Tugboat Wasp leaving the lock
When the water level in the lock is equal to the water level downstream, the lower gates are opened and the boats depart.
Tugboat Bo Brusco leaving the lock
I asked one of the Army Corps lock tenders when the next ship would move through the large lock. He said that the Tommy Thompson would arrive in half an hour, but first, the Salmon Bay railroad bridge (open in the picture above) would be lowered for a freight train coming from the north.
Great American Transportation Corporation (GATX) hopper cars crossing the Salmon Bay Bridge
The Salmon Bay Bridge is a single-leaf, through-truss (roadbed between the trusses) bascule (movable) bridge with a 500-ton, overhead counterweight. Built in 1914, it has an open span of 200 feet; closed, it is 45 feet above the water. It carries two railroad tracks (link; link)
Research vessel Thomas G. Thompson entering the large lock
The research vessel Thomas G. Thompson is owned by the Office of Naval Research and operated by the University of Washington's School of Oceanography. It is 274 feet long with a 52.5 foot beam and carries 21 officers and crew, two marine technicians and up to 36 scientists. It was built in 1991. Dr. Thomas Gordon Thompson (1888-1961) was the first American chemist to focus on the chemistry of seawater and develop methods to quantify elements and ions; he founded the university’s oceanographic laboratories in 1930 (link). 

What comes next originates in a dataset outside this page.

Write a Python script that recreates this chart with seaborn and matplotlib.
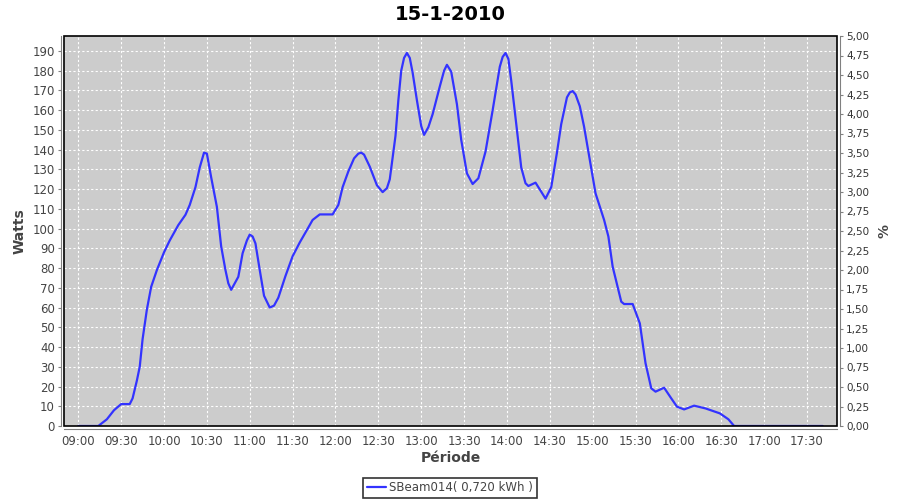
import matplotlib
matplotlib.use("Agg")
import matplotlib.pyplot as plt
import matplotlib.dates as mdates
from matplotlib.patches import Rectangle
from matplotlib.ticker import MultipleLocator, FuncFormatter
import seaborn as sns
import pandas as pd

# readings of the day (time, watts)
times = ["09:00", "09:14", "09:20", "09:25", "09:30", "09:36", "09:38", "09:41", "09:43", "09:45",
         "09:48", "09:51", "09:55", "10:00", "10:04", "10:10", "10:15", "10:18", "10:22", "10:25",
         "10:28", "10:30", "10:33", "10:37", "10:40", "10:43", "10:45", "10:47", "10:52", "10:55",
         "10:58", "11:00", "11:02", "11:04", "11:07", "11:10", "11:14", "11:17", "11:20", "11:25", "11:30",
         "11:35", "11:40", "11:44", "11:49", "11:58", "12:02", "12:05", "12:09", "12:13", "12:16", "12:18",
         "12:20", "12:24", "12:29", "12:33", "12:36", "12:38", "12:42", "12:44", "12:46", "12:48", "12:50",
         "12:52", "12:54", "12:57", "13:00", "13:02", "13:05", "13:08", "13:13", "13:16", "13:18", "13:21",
         "13:25", "13:28", "13:32", "13:36", "13:40", "13:45", "13:50", "13:55", "13:57", "13:59", "14:01",
         "14:03", "14:07", "14:10", "14:13", "14:15", "14:20", "14:24", "14:27", "14:31", "14:35", "14:38",
         "14:42", "14:44", "14:46", "14:48", "14:51", "14:54", "14:58", "15:02", "15:08", "15:11", "15:14",
         "15:20", "15:22", "15:28", "15:33", "15:37", "15:41", "15:44", "15:50", "15:55", "15:59", "16:04",
         "16:11", "16:19", "16:29", "16:35", "16:39", "17:41"]
watts = [0, 0, 3.4, 8, 11.1, 11.1, 14, 23, 30, 44,
         59, 70.5, 79, 88, 94, 101.8, 107, 112, 121, 131,
         138.5, 138, 126, 111, 91, 79, 72.3, 69, 75.6, 87.5,
         94, 97, 96, 92.5, 79, 66, 60, 61, 65, 76, 86,
         93, 99.3, 104.4, 107.2, 107.2, 112, 121, 129, 135.6, 138, 138.5,
         137.5, 131.4, 122, 118.5, 120.5, 125, 147, 165, 180, 186.5, 189,
         186.5, 179, 165, 152, 147.5, 151.4, 158, 172, 180, 183, 179.5,
         163, 145, 128, 122.6, 125.5, 139, 160, 182, 187, 189, 186,
         175, 150, 131, 123, 121.6, 123.3, 118.7, 115.2, 121, 138.5, 153,
         166.5, 169, 169.7, 168, 162, 151.6, 134.8, 117.9, 104.4, 96, 80.7,
         63, 61.8, 61.8, 52, 31.8, 19.1, 17.4, 19.4, 14, 9.8, 8.4,
         10.3, 8.9, 6.4, 3.4, 0, 0]

day = "2010-01-15 "
df = pd.DataFrame({"time": pd.to_datetime([day + t for t in times]), "watts": watts})

sns.set_style("white")
plt.rcParams['font.family'] = ['DejaVu Sans']

fig = plt.figure(figsize=(9, 5), dpi=100)
ax = fig.add_axes([64/900, 1-426/500, (837-64)/900, (426-36)/500])
ax.set_facecolor("#cccccc")

sns.lineplot(data=df, x="time", y="watts", ax=ax, color="#3333ff", linewidth=1.6,
             label="SBeam014( 0,720 kWh )", legend=False)

ax.set_xlim(pd.Timestamp(day + "08:50"), pd.Timestamp(day + "17:51"))
ax.set_ylim(0, 197.6)
ax.xaxis.set_major_locator(mdates.MinuteLocator(byminute=[0, 30]))
ax.xaxis.set_major_formatter(mdates.DateFormatter("%H:%M"))
ax.yaxis.set_major_locator(MultipleLocator(10))
ax.grid(True, color="white", linestyle=(0, (2, 2)), linewidth=0.8)

grey = "#808080"
txt = "#444444"
for s in ["left", "bottom"]:
    ax.spines[s].set_position(("outward", 2.5))
    ax.spines[s].set_color(grey)
ax.spines["top"].set_visible(False)
ax.spines["right"].set_visible(False)
ax.tick_params(axis="both", direction="out", length=2, color=grey, labelcolor=txt, labelsize=8.5, pad=2)
ax.set_xlabel("Période", fontsize=10, fontweight="bold", color=txt, labelpad=2)
ax.set_ylabel("Watts", fontsize=10, fontweight="bold", color=txt, labelpad=4)

ax2 = ax.twinx()
ax2.set_ylim(0, 5.0)
ax2.yaxis.set_major_locator(MultipleLocator(0.25))
ax2.yaxis.set_major_formatter(FuncFormatter(lambda v, p: f"{v:.2f}".replace(".", ",")))
for s in ["left", "top", "bottom"]:
    ax2.spines[s].set_visible(False)
ax2.spines["right"].set_position(("outward", 2.5))
ax2.spines["right"].set_color(grey)
ax2.tick_params(axis="y", direction="out", length=2, color=grey, labelcolor="#333333", labelsize=7.5, pad=2)
ax2.set_ylabel("%", fontsize=10, fontweight="bold", color=txt, labelpad=6)

# plot border
ax.add_patch(Rectangle((0, 0), 1, 1, transform=ax.transAxes, fill=False,
                       edgecolor="black", linewidth=1.2, clip_on=False, zorder=5))

fig.text(0.5, 1-15/500, "15-1-2010", ha="center", va="center", fontsize=14,
         fontweight="bold", color="black")

h, l = ax.get_legend_handles_labels()
leg = fig.legend(h, l, loc="center", bbox_to_anchor=(450/900, 1-488/500), fontsize=8.5,
                 frameon=True, fancybox=False, edgecolor="black", handlelength=1.6,
                 handletextpad=0.3, borderpad=0.3)
leg.get_frame().set_linewidth(1.2)
for t in leg.get_texts():
    t.set_color(txt)

fig.savefig("out.png", dpi=100)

Research vessel Thomas G. Thompson in the large lock
As the ship entered the lock, I called up to one of the scientific crew near the bow. "Where are you coming from?" "Around the corner" he replied as the boat passed. I thought – 
which corner? The corner to Puget Sound? The Strait of Juan de Fuca? The Pacific Ocean? Here's a ship that spends months at sea on research cruises throughout the Pacific Ocean and they came from around the corner. I was disappointed it wasn't somewhere more remote.
The launch Motega in Port Angeles
When we left Whidbey Island, we drove around the Olympic Peninsula on our way south. We stopped in Port Angeles on the Strait of Juan de Fuca. The Motega (above) delivers people and freight to and from vessels in Puget Sound; it is operated by Arrow Launch Services (link). Here are pictures of it being serviced (link). In the distance is the double-hull, crude oil tanker Alaska Legend owned by the Alaska Tanker Company. Built in 2006, it is 941 feet long, 164 feet wide and carries 1.3 million barrels of oil (link).
Fishing vessel Ocean Joy in Port Angeles
The 75-foot Ocean Joy (above) was built in the early 1970s to troll for albacore in the Pacific Ocean. Besides having a great name and a mermaid painted on the bow, the owner started the non-profit Ocean Friends Against Driftnetting to educate the public about destructive and illegal driftnet fishing on the high seas (link). 
Polar Pioneer in Port Angeles
The Polar Pioneer was an interesting find. Transocean's semi-submersible rig can drill in water up to 1,600 feet deep to a maximum drilling depth of 25,000 feet. It accommodates 100 crew and was built to operate in harsh environments like the North Sea (link). The rig was leased by Royal Dutch Shell in 2014 and brought to Seattle from Norway in 2015 to take on supplies. It was met with on-water protests (link). The rig was towed to Alaska for the summer drilling season, but there were no protests when it arrived in Dutch Harbor (link). An icebreaker accompanying Polar Pioneer and another drill rig to the Chuckchi Sea put a hole in its hull outside Dutch Harbor and had to return to Portland for repairs. Shell also had problems obtaining the permits from the U.S. government (linklink). Shell cancelled the contract with Transocean in late 2015 after it decided not to drill in the Arctic (link).
Tug pulling two barges down Rosario Strait towards Seattle at sunset
Shipspotting: the hobby of watching ships and posting their photographs on the web (link; link; link). There are books written about it (link). Did you know such a hobby existed? 


K.M. Bailey. 2015. The Western Flyer: Steinbeck’s Boat, The Sea of Cortez, and the Saga of Pacific Fisheries. The University of Chicago Press, Chicago. 146 pp.